■ TASK TO CARRY OUT
Restate the whole of the material. Keep every word, and drop the pictures.

## BEGIN SUPPLIED MATERIAL

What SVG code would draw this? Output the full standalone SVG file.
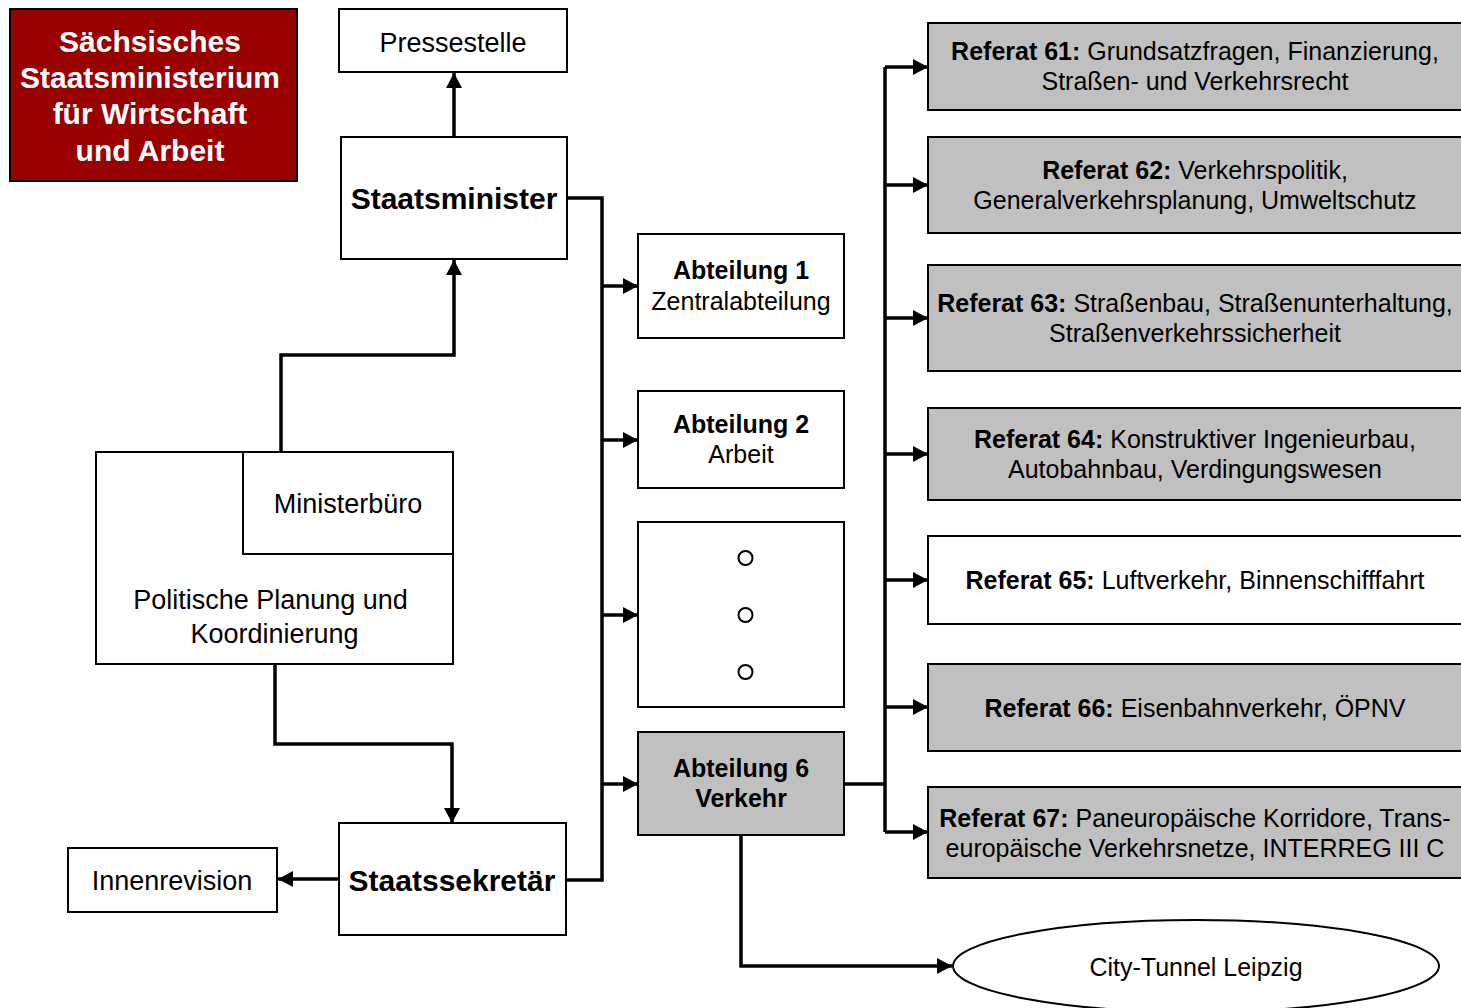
<svg xmlns="http://www.w3.org/2000/svg" width="1461" height="1008" viewBox="0 0 1461 1008">
  <style>
    text { font-family: "Liberation Sans", Arial, sans-serif; fill: #000; text-anchor: middle; }
    .box { fill: #fff; stroke: #000; stroke-width: 2; }
    .grey { fill: #c0c0c0; stroke: #000; stroke-width: 2; }
    .title { fill: #990000; stroke: #000; stroke-width: 2; }
    .t30b { font-size: 30px; font-weight: bold; }
    .t27 { font-size: 27px; }
    .t25 { font-size: 25px; }
    .b { font-weight: bold; }
    .white { fill: #fff; }
    .link { fill: none; stroke: #000; stroke-width: 3.5; stroke-linejoin: miter; }
    .dot { fill: #fff; stroke: #000; stroke-width: 2; }
  </style>
  <defs>
    <marker id="arrow" markerUnits="userSpaceOnUse" markerWidth="16" markerHeight="16" refX="15" refY="8" orient="auto">
      <path d="M0,0 L15,8 L0,16 z" fill="#000"/>
    </marker>
  </defs>

  <rect width="1461" height="1008" fill="#fff"/>

  <!-- connectors -->
  <g id="connectors">
    <!-- Staatsminister to Pressestelle -->
    <path class="link" d="M454,137 L454,73" marker-end="url(#arrow)"/>
    <!-- Ministerbüro up to Staatsminister -->
    <path class="link" d="M281,452 L281,355 L454,355 L454,260" marker-end="url(#arrow)"/>
    <!-- Politische Planung down to Staatssekretär -->
    <path class="link" d="M275,664 L275,744 L452,744 L452,823" marker-end="url(#arrow)"/>
    <!-- Staatssekretär to Innenrevision -->
    <path class="link" d="M339,879 L278,879" marker-end="url(#arrow)"/>
    <!-- main bus to the departments -->
    <path class="link" d="M567,198 L602,198 L602,880 L566,880"/>
    <path class="link" d="M602,286 L638,286" marker-end="url(#arrow)"/>
    <path class="link" d="M602,440 L638,440" marker-end="url(#arrow)"/>
    <path class="link" d="M602,615 L638,615" marker-end="url(#arrow)"/>
    <path class="link" d="M602,784 L638,784" marker-end="url(#arrow)"/>
    <!-- Abteilung 6 bus to the Referate -->
    <path class="link" d="M844,784 L885,784"/>
    <path class="link" d="M885,832 L885,67"/>
    <path class="link" d="M885,67 L928,67" marker-end="url(#arrow)"/>
    <path class="link" d="M885,185 L928,185" marker-end="url(#arrow)"/>
    <path class="link" d="M885,318 L928,318" marker-end="url(#arrow)"/>
    <path class="link" d="M885,454 L928,454" marker-end="url(#arrow)"/>
    <path class="link" d="M885,580 L928,580" marker-end="url(#arrow)"/>
    <path class="link" d="M885,707 L928,707" marker-end="url(#arrow)"/>
    <path class="link" d="M885,832 L928,832" marker-end="url(#arrow)"/>
    <!-- Abteilung 6 to City-Tunnel -->
    <path class="link" d="M741,835 L741,966 L952,966" marker-end="url(#arrow)"/>
  </g>

  <g id="ministry">
    <rect class="title" x="10" y="9" width="287" height="172"/>
    <text class="t30b white" x="150" y="52">Sächsisches</text>
    <text class="t30b white" x="150" y="88">Staatsministerium</text>
    <text class="t30b white" x="150" y="124">für Wirtschaft</text>
    <text class="t30b white" x="150" y="161">und Arbeit</text>
  </g>

  <g id="pressestelle">
    <rect class="box" x="339" y="9" width="228" height="63"/>
    <text class="t27" x="453" y="52">Pressestelle</text>
  </g>

  <g id="staatsminister">
    <rect class="box" x="341" y="137" width="226" height="122"/>
    <text class="t30b" x="454" y="209">Staatsminister</text>
  </g>

  <g id="planung">
    <rect class="box" x="96" y="452" width="357" height="212"/>
    <text class="t27" x="270.5" y="609">Politische Planung und</text>
    <text class="t27" x="274.5" y="643">Koordinierung</text>
  </g>

  <g id="ministerbuero">
    <rect class="box" x="243" y="452" width="210" height="102"/>
    <text class="t27" x="348" y="513">Ministerbüro</text>
  </g>

  <g id="staatssekretaer">
    <rect class="box" x="339" y="823" width="227" height="112"/>
    <text class="t30b" x="452" y="891">Staatssekretär</text>
  </g>

  <g id="innenrevision">
    <rect class="box" x="68" y="848" width="209" height="64"/>
    <text class="t27" x="172" y="890">Innenrevision</text>
  </g>

  <g id="abteilung1">
    <rect class="box" x="638" y="234" width="206" height="104"/>
    <text class="t25 b" x="741" y="279">Abteilung 1</text>
    <text class="t25" x="741" y="310">Zentralabteilung</text>
  </g>

  <g id="abteilung2">
    <rect class="box" x="638" y="391" width="206" height="97"/>
    <text class="t25 b" x="741" y="433">Abteilung 2</text>
    <text class="t25" x="741" y="463">Arbeit</text>
  </g>

  <g id="weitere-abteilungen">
    <rect class="box" x="638" y="522" width="206" height="185"/>
    <circle class="dot" cx="745.5" cy="558" r="7"/>
    <circle class="dot" cx="745.5" cy="615" r="7"/>
    <circle class="dot" cx="745.5" cy="672" r="7"/>
  </g>

  <g id="abteilung6">
    <rect class="grey" x="638" y="732" width="206" height="103"/>
    <text class="t25 b" x="741" y="777">Abteilung 6</text>
    <text class="t25 b" x="741" y="807">Verkehr</text>
  </g>

  <g id="referat61">
    <rect class="grey" x="928" y="23" width="534" height="87"/>
    <text class="t25" x="1195" y="60"><tspan class="b">Referat 61:</tspan> Grundsatzfragen, Finanzierung,</text>
    <text class="t25" x="1195" y="90">Straßen- und Verkehrsrecht</text>
  </g>

  <g id="referat62">
    <rect class="grey" x="928" y="137" width="534" height="96"/>
    <text class="t25" x="1195" y="179"><tspan class="b">Referat 62:</tspan> Verkehrspolitik,</text>
    <text class="t25" x="1195" y="209">Generalverkehrsplanung, Umweltschutz</text>
  </g>

  <g id="referat63">
    <rect class="grey" x="928" y="265" width="534" height="106"/>
    <text class="t25" x="1195" y="312"><tspan class="b">Referat 63:</tspan> Straßenbau, Straßenunterhaltung,</text>
    <text class="t25" x="1195" y="342">Straßenverkehrssicherheit</text>
  </g>

  <g id="referat64">
    <rect class="grey" x="928" y="408" width="534" height="92"/>
    <text class="t25" x="1195" y="448"><tspan class="b">Referat 64:</tspan> Konstruktiver Ingenieurbau,</text>
    <text class="t25" x="1195" y="478">Autobahnbau, Verdingungswesen</text>
  </g>

  <g id="referat65">
    <rect class="box" x="928" y="536" width="534" height="88"/>
    <text class="t25" x="1195" y="589"><tspan class="b">Referat 65:</tspan> Luftverkehr, Binnenschifffahrt</text>
  </g>

  <g id="referat66">
    <rect class="grey" x="928" y="664" width="534" height="87"/>
    <text class="t25" x="1195" y="717"><tspan class="b">Referat 66:</tspan> Eisenbahnverkehr, ÖPNV</text>
  </g>

  <g id="referat67">
    <rect class="grey" x="928" y="787" width="534" height="91"/>
    <text class="t25" x="1195" y="827"><tspan class="b">Referat 67:</tspan> Paneuropäische Korridore, Trans-</text>
    <text class="t25" x="1195" y="857">europäische Verkehrsnetze, INTERREG III C</text>
  </g>

  <g id="city-tunnel">
    <ellipse class="box" cx="1196" cy="966" rx="243" ry="46"/>
    <text class="t25" x="1196" y="976">City-Tunnel Leipzig</text>
  </g>
</svg>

## END SUPPLIED MATERIAL

■ TASK ANSWER
What SVG code would draw this? Output the full standalone SVG file.
<svg xmlns="http://www.w3.org/2000/svg" width="1461" height="1008" viewBox="0 0 1461 1008">
  <style>
    text { font-family: "Liberation Sans", Arial, sans-serif; fill: #000; text-anchor: middle; }
    .box { fill: #fff; stroke: #000; stroke-width: 2; }
    .grey { fill: #c0c0c0; stroke: #000; stroke-width: 2; }
    .title { fill: #990000; stroke: #000; stroke-width: 2; }
    .t30b { font-size: 30px; font-weight: bold; }
    .t27 { font-size: 27px; }
    .t25 { font-size: 25px; }
    .b { font-weight: bold; }
    .white { fill: #fff; }
    .link { fill: none; stroke: #000; stroke-width: 3.5; stroke-linejoin: miter; }
    .dot { fill: #fff; stroke: #000; stroke-width: 2; }
  </style>
  <defs>
    <marker id="arrow" markerUnits="userSpaceOnUse" markerWidth="16" markerHeight="16" refX="15" refY="8" orient="auto">
      <path d="M0,0 L15,8 L0,16 z" fill="#000"/>
    </marker>
  </defs>

  <rect width="1461" height="1008" fill="#fff"/>

  <!-- connectors -->
  <g id="connectors">
    <!-- Staatsminister to Pressestelle -->
    <path class="link" d="M454,137 L454,73" marker-end="url(#arrow)"/>
    <!-- Ministerbüro up to Staatsminister -->
    <path class="link" d="M281,452 L281,355 L454,355 L454,260" marker-end="url(#arrow)"/>
    <!-- Politische Planung down to Staatssekretär -->
    <path class="link" d="M275,664 L275,744 L452,744 L452,823" marker-end="url(#arrow)"/>
    <!-- Staatssekretär to Innenrevision -->
    <path class="link" d="M339,879 L278,879" marker-end="url(#arrow)"/>
    <!-- main bus to the departments -->
    <path class="link" d="M567,198 L602,198 L602,880 L566,880"/>
    <path class="link" d="M602,286 L638,286" marker-end="url(#arrow)"/>
    <path class="link" d="M602,440 L638,440" marker-end="url(#arrow)"/>
    <path class="link" d="M602,615 L638,615" marker-end="url(#arrow)"/>
    <path class="link" d="M602,784 L638,784" marker-end="url(#arrow)"/>
    <!-- Abteilung 6 bus to the Referate -->
    <path class="link" d="M844,784 L885,784"/>
    <path class="link" d="M885,832 L885,67"/>
    <path class="link" d="M885,67 L928,67" marker-end="url(#arrow)"/>
    <path class="link" d="M885,185 L928,185" marker-end="url(#arrow)"/>
    <path class="link" d="M885,318 L928,318" marker-end="url(#arrow)"/>
    <path class="link" d="M885,454 L928,454" marker-end="url(#arrow)"/>
    <path class="link" d="M885,580 L928,580" marker-end="url(#arrow)"/>
    <path class="link" d="M885,707 L928,707" marker-end="url(#arrow)"/>
    <path class="link" d="M885,832 L928,832" marker-end="url(#arrow)"/>
    <!-- Abteilung 6 to City-Tunnel -->
    <path class="link" d="M741,835 L741,966 L952,966" marker-end="url(#arrow)"/>
  </g>

  <g id="ministry">
    <rect class="title" x="10" y="9" width="287" height="172"/>
    <text class="t30b white" x="150" y="52">Sächsisches</text>
    <text class="t30b white" x="150" y="88">Staatsministerium</text>
    <text class="t30b white" x="150" y="124">für Wirtschaft</text>
    <text class="t30b white" x="150" y="161">und Arbeit</text>
  </g>

  <g id="pressestelle">
    <rect class="box" x="339" y="9" width="228" height="63"/>
    <text class="t27" x="453" y="52">Pressestelle</text>
  </g>

  <g id="staatsminister">
    <rect class="box" x="341" y="137" width="226" height="122"/>
    <text class="t30b" x="454" y="209">Staatsminister</text>
  </g>

  <g id="planung">
    <rect class="box" x="96" y="452" width="357" height="212"/>
    <text class="t27" x="270.5" y="609">Politische Planung und</text>
    <text class="t27" x="274.5" y="643">Koordinierung</text>
  </g>

  <g id="ministerbuero">
    <rect class="box" x="243" y="452" width="210" height="102"/>
    <text class="t27" x="348" y="513">Ministerbüro</text>
  </g>

  <g id="staatssekretaer">
    <rect class="box" x="339" y="823" width="227" height="112"/>
    <text class="t30b" x="452" y="891">Staatssekretär</text>
  </g>

  <g id="innenrevision">
    <rect class="box" x="68" y="848" width="209" height="64"/>
    <text class="t27" x="172" y="890">Innenrevision</text>
  </g>

  <g id="abteilung1">
    <rect class="box" x="638" y="234" width="206" height="104"/>
    <text class="t25 b" x="741" y="279">Abteilung 1</text>
    <text class="t25" x="741" y="310">Zentralabteilung</text>
  </g>

  <g id="abteilung2">
    <rect class="box" x="638" y="391" width="206" height="97"/>
    <text class="t25 b" x="741" y="433">Abteilung 2</text>
    <text class="t25" x="741" y="463">Arbeit</text>
  </g>

  <g id="weitere-abteilungen">
    <rect class="box" x="638" y="522" width="206" height="185"/>
    <circle class="dot" cx="745.5" cy="558" r="7"/>
    <circle class="dot" cx="745.5" cy="615" r="7"/>
    <circle class="dot" cx="745.5" cy="672" r="7"/>
  </g>

  <g id="abteilung6">
    <rect class="grey" x="638" y="732" width="206" height="103"/>
    <text class="t25 b" x="741" y="777">Abteilung 6</text>
    <text class="t25 b" x="741" y="807">Verkehr</text>
  </g>

  <g id="referat61">
    <rect class="grey" x="928" y="23" width="534" height="87"/>
    <text class="t25" x="1195" y="60"><tspan class="b">Referat 61:</tspan> Grundsatzfragen, Finanzierung,</text>
    <text class="t25" x="1195" y="90">Straßen- und Verkehrsrecht</text>
  </g>

  <g id="referat62">
    <rect class="grey" x="928" y="137" width="534" height="96"/>
    <text class="t25" x="1195" y="179"><tspan class="b">Referat 62:</tspan> Verkehrspolitik,</text>
    <text class="t25" x="1195" y="209">Generalverkehrsplanung, Umweltschutz</text>
  </g>

  <g id="referat63">
    <rect class="grey" x="928" y="265" width="534" height="106"/>
    <text class="t25" x="1195" y="312"><tspan class="b">Referat 63:</tspan> Straßenbau, Straßenunterhaltung,</text>
    <text class="t25" x="1195" y="342">Straßenverkehrssicherheit</text>
  </g>

  <g id="referat64">
    <rect class="grey" x="928" y="408" width="534" height="92"/>
    <text class="t25" x="1195" y="448"><tspan class="b">Referat 64:</tspan> Konstruktiver Ingenieurbau,</text>
    <text class="t25" x="1195" y="478">Autobahnbau, Verdingungswesen</text>
  </g>

  <g id="referat65">
    <rect class="box" x="928" y="536" width="534" height="88"/>
    <text class="t25" x="1195" y="589"><tspan class="b">Referat 65:</tspan> Luftverkehr, Binnenschifffahrt</text>
  </g>

  <g id="referat66">
    <rect class="grey" x="928" y="664" width="534" height="87"/>
    <text class="t25" x="1195" y="717"><tspan class="b">Referat 66:</tspan> Eisenbahnverkehr, ÖPNV</text>
  </g>

  <g id="referat67">
    <rect class="grey" x="928" y="787" width="534" height="91"/>
    <text class="t25" x="1195" y="827"><tspan class="b">Referat 67:</tspan> Paneuropäische Korridore, Trans-</text>
    <text class="t25" x="1195" y="857">europäische Verkehrsnetze, INTERREG III C</text>
  </g>

  <g id="city-tunnel">
    <ellipse class="box" cx="1196" cy="966" rx="243" ry="46"/>
    <text class="t25" x="1196" y="976">City-Tunnel Leipzig</text>
  </g>
</svg>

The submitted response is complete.